• **Work instructions**
Show every line of the records below that contains the word "with".

• **Exercise inputs**
/---

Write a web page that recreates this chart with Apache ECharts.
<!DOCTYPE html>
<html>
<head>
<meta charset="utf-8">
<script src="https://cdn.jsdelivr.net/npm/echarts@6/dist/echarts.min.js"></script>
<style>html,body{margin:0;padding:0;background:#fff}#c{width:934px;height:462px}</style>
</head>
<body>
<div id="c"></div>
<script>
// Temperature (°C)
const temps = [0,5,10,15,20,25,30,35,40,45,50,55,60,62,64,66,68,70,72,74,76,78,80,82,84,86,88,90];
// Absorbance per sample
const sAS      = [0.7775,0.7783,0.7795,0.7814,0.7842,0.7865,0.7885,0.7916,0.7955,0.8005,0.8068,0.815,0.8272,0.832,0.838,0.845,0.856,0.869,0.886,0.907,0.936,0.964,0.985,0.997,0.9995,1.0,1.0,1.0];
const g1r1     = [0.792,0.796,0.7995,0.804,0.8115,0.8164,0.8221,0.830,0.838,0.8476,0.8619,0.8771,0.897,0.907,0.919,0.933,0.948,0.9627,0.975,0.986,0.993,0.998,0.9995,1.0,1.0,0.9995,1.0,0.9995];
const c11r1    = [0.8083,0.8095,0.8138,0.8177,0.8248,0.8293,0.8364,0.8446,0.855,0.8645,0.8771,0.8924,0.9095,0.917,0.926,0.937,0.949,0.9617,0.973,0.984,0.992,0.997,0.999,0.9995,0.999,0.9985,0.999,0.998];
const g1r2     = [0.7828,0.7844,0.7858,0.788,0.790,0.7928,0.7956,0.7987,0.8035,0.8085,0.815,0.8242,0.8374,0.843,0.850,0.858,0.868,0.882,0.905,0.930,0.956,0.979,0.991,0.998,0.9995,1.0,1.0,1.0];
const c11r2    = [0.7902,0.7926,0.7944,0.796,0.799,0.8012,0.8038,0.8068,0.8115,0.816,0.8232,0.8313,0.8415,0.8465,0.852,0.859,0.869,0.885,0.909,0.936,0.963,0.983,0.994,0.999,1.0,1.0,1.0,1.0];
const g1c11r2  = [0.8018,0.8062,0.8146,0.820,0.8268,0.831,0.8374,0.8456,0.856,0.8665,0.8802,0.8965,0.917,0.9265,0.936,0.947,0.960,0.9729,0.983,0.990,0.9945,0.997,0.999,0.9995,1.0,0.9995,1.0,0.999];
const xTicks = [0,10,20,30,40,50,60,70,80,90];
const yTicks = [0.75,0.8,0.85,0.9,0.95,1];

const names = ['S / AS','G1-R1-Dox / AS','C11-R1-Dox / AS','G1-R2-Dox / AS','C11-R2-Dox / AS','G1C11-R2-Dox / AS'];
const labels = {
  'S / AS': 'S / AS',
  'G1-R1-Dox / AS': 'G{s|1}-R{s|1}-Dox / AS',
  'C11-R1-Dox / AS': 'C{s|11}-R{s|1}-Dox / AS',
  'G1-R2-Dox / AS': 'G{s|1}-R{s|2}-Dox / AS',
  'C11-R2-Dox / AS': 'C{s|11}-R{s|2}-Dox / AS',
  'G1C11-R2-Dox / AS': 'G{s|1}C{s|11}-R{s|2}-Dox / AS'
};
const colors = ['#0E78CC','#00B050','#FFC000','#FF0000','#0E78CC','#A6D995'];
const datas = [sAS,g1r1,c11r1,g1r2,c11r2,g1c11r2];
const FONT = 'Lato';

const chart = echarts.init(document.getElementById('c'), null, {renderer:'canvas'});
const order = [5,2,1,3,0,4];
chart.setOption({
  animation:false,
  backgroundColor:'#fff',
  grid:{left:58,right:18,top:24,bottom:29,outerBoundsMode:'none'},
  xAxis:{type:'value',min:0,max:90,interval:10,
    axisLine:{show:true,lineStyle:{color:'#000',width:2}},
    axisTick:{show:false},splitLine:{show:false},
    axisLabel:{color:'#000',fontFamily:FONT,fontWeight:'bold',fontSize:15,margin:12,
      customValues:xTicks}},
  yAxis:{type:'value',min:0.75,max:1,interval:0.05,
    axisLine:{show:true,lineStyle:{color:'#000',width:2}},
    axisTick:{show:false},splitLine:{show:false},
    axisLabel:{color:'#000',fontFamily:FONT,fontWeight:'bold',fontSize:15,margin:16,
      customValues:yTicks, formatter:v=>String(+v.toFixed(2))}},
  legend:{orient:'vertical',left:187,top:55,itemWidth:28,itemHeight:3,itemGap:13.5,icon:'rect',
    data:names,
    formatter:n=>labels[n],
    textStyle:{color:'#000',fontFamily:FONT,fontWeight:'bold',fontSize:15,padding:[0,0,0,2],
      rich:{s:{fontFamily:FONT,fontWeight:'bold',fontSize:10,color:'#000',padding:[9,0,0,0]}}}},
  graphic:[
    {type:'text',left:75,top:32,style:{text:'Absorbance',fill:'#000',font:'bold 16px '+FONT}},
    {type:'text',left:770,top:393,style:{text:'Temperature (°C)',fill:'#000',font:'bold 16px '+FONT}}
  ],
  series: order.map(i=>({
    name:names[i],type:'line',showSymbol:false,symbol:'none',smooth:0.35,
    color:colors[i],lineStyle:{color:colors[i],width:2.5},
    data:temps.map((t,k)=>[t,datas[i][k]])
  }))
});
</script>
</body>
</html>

\---
/---

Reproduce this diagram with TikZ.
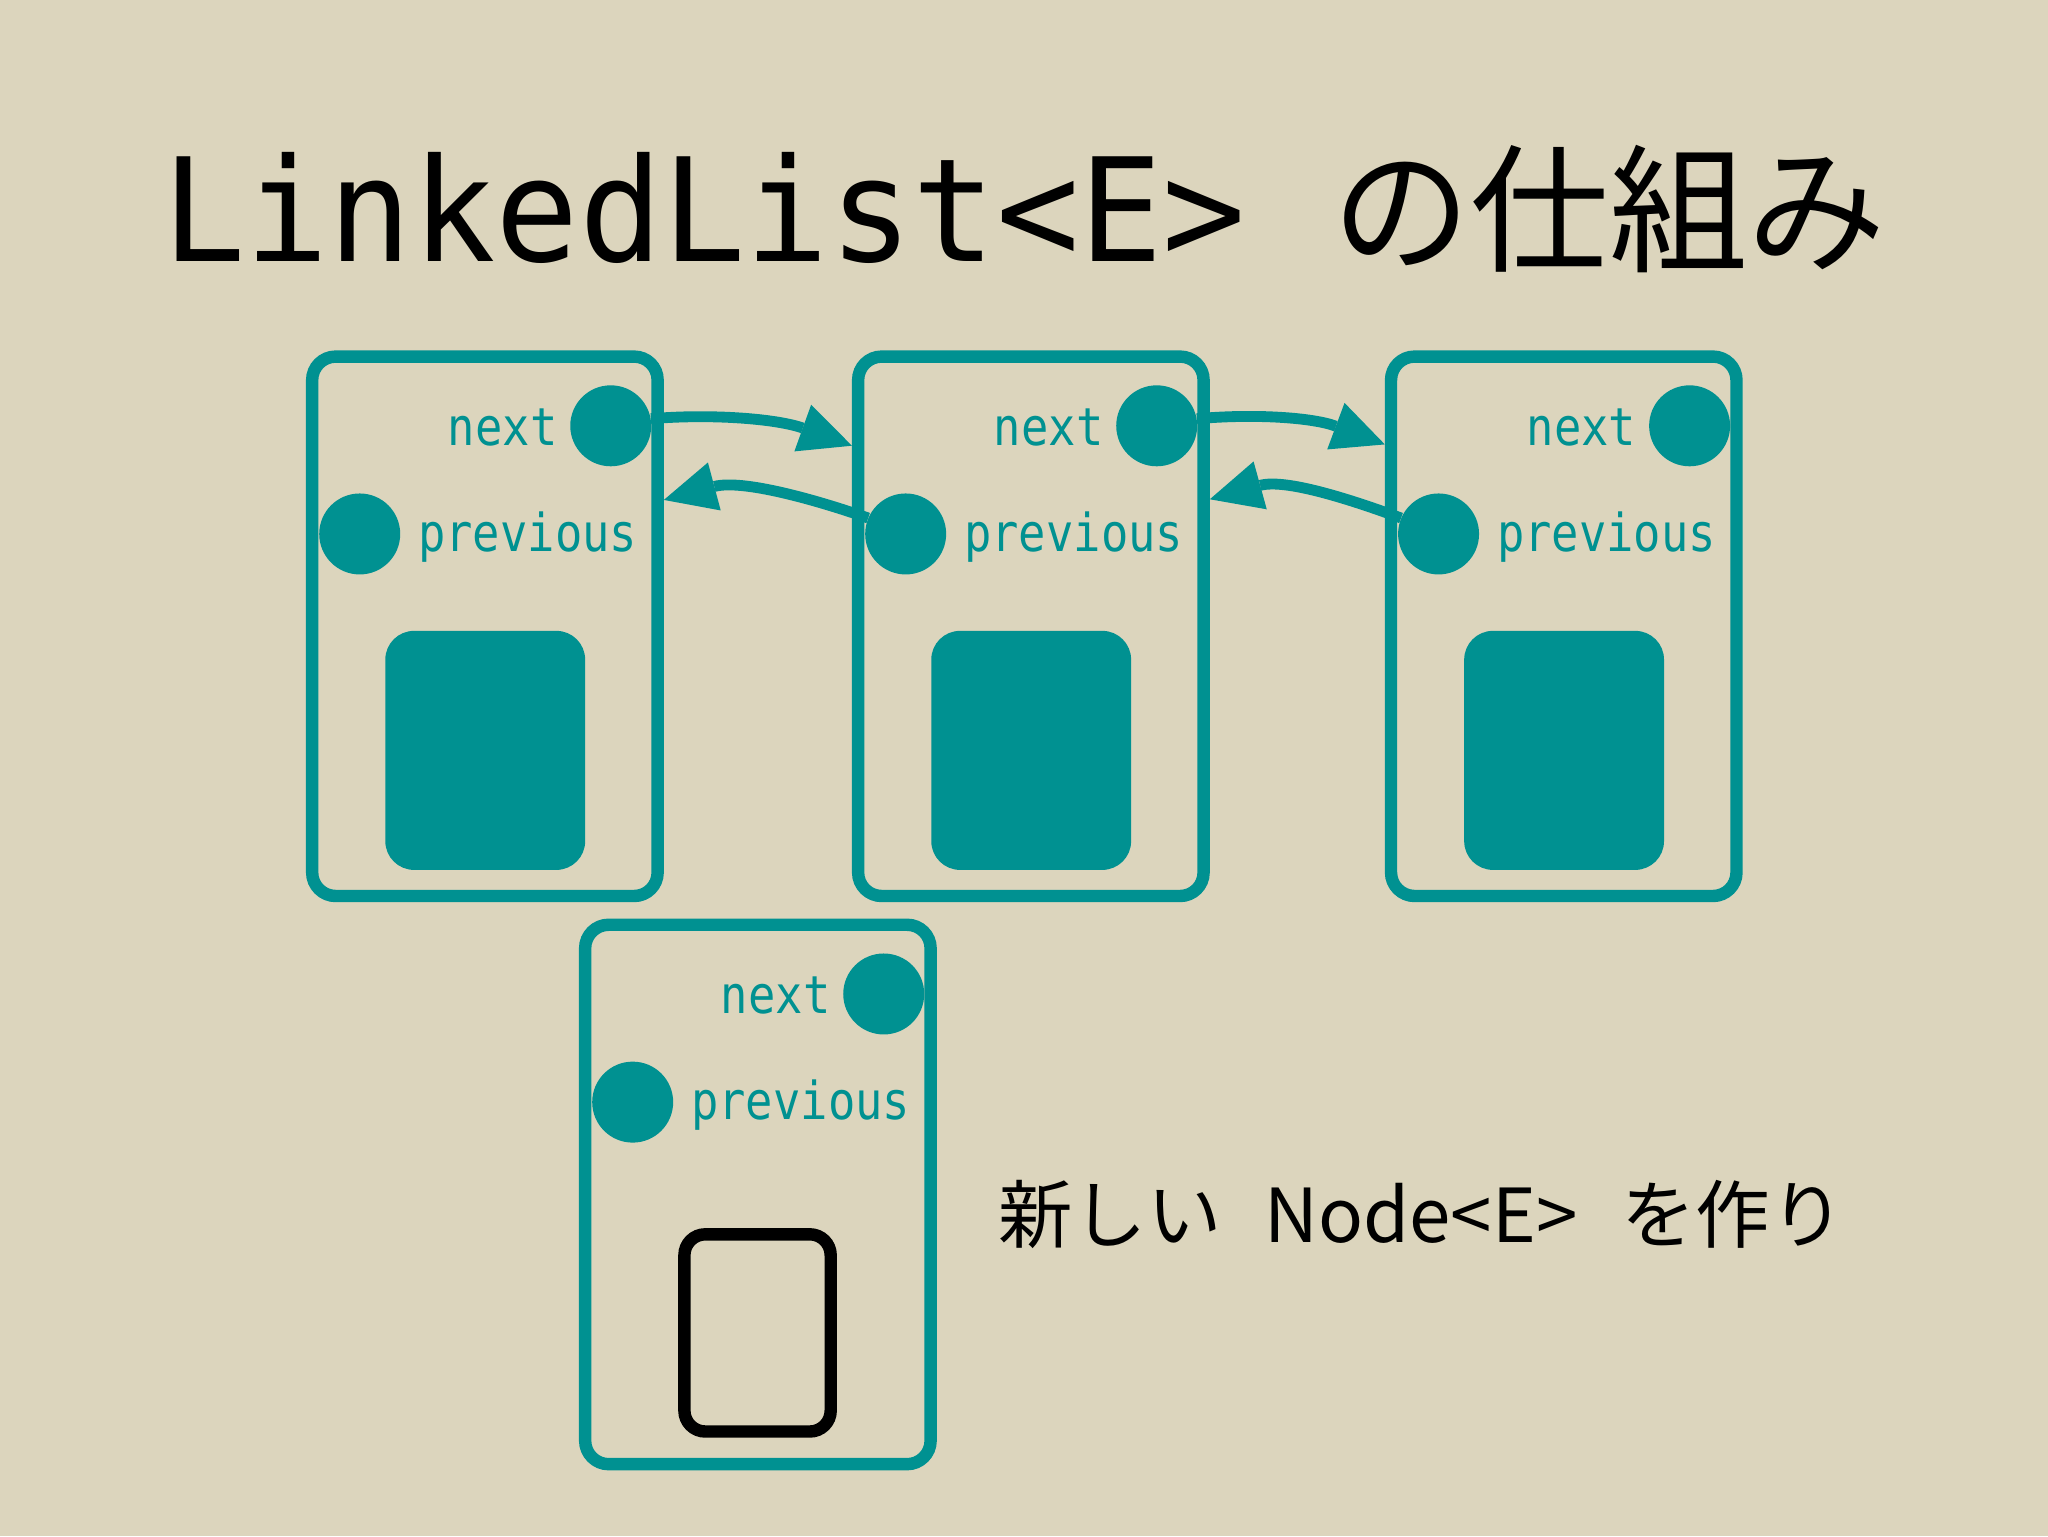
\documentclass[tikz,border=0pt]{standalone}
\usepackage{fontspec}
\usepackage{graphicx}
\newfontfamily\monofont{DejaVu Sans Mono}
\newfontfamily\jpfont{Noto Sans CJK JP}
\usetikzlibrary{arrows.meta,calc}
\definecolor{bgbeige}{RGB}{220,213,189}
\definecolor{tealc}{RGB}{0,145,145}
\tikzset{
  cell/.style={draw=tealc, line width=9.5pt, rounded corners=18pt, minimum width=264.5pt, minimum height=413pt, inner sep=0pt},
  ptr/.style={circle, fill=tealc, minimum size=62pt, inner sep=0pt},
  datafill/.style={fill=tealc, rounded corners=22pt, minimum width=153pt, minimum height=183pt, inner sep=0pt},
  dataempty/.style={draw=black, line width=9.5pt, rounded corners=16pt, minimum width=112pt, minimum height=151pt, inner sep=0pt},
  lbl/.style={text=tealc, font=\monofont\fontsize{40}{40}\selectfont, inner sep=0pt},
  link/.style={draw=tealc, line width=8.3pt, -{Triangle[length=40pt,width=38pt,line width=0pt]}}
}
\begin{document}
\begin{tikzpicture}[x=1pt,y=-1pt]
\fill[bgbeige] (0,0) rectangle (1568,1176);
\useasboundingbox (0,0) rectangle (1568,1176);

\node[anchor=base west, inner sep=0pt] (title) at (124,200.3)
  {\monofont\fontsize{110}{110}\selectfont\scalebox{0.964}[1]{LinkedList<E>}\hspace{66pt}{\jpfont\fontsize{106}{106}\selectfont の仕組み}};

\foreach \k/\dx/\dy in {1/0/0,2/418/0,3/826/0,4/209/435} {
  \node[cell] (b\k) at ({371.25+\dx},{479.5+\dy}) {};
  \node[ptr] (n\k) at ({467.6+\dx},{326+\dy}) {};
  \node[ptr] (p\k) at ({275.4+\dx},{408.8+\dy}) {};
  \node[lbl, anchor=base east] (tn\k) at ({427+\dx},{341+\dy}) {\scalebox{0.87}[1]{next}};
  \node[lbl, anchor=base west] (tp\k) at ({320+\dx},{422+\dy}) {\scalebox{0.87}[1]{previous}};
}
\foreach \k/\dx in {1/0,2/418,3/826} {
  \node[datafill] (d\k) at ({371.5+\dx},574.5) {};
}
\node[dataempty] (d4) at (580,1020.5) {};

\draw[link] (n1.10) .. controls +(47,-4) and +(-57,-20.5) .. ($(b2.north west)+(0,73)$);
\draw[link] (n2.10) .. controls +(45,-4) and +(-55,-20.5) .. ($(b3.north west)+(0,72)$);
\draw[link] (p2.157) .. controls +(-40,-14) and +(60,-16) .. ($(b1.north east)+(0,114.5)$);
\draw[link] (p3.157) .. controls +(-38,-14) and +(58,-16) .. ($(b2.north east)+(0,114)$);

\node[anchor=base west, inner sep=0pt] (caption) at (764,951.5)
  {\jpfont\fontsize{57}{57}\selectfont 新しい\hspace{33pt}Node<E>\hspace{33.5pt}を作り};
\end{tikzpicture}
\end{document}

\---
/---

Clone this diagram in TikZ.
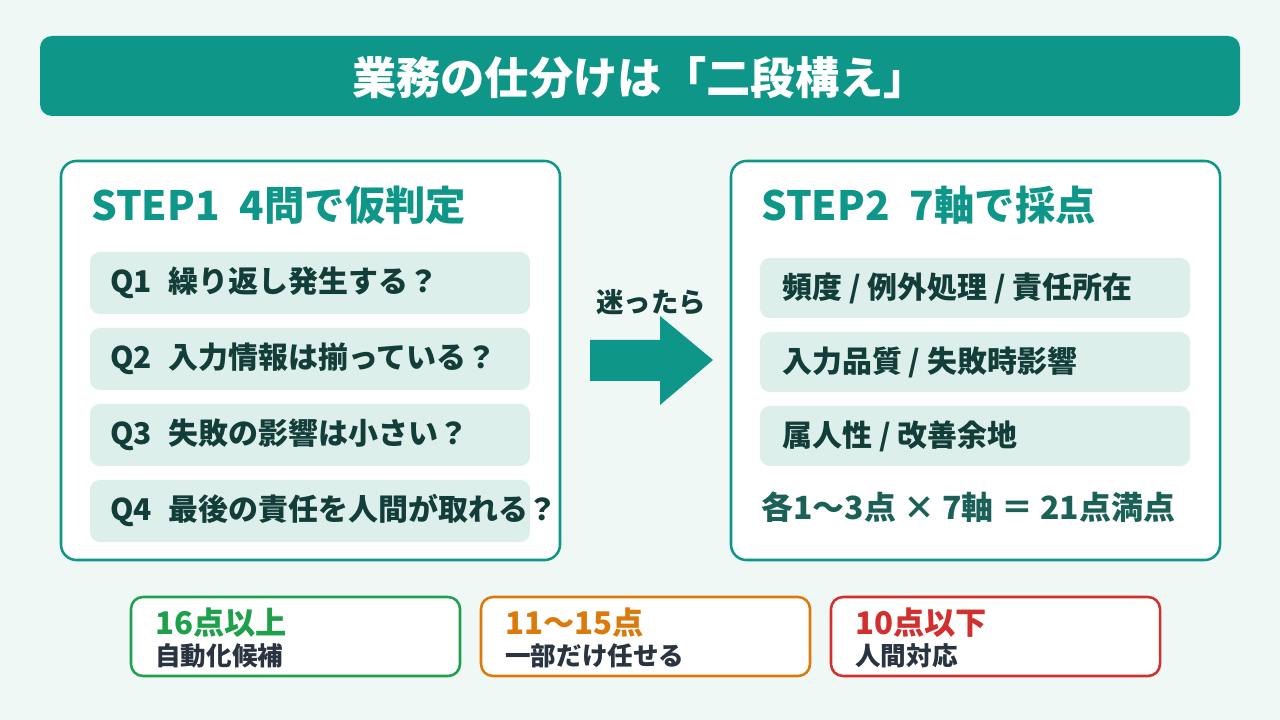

\---

• **Answer to this problem**
Write a web page that recreates this chart with Apache ECharts.
Reproduce this diagram with TikZ.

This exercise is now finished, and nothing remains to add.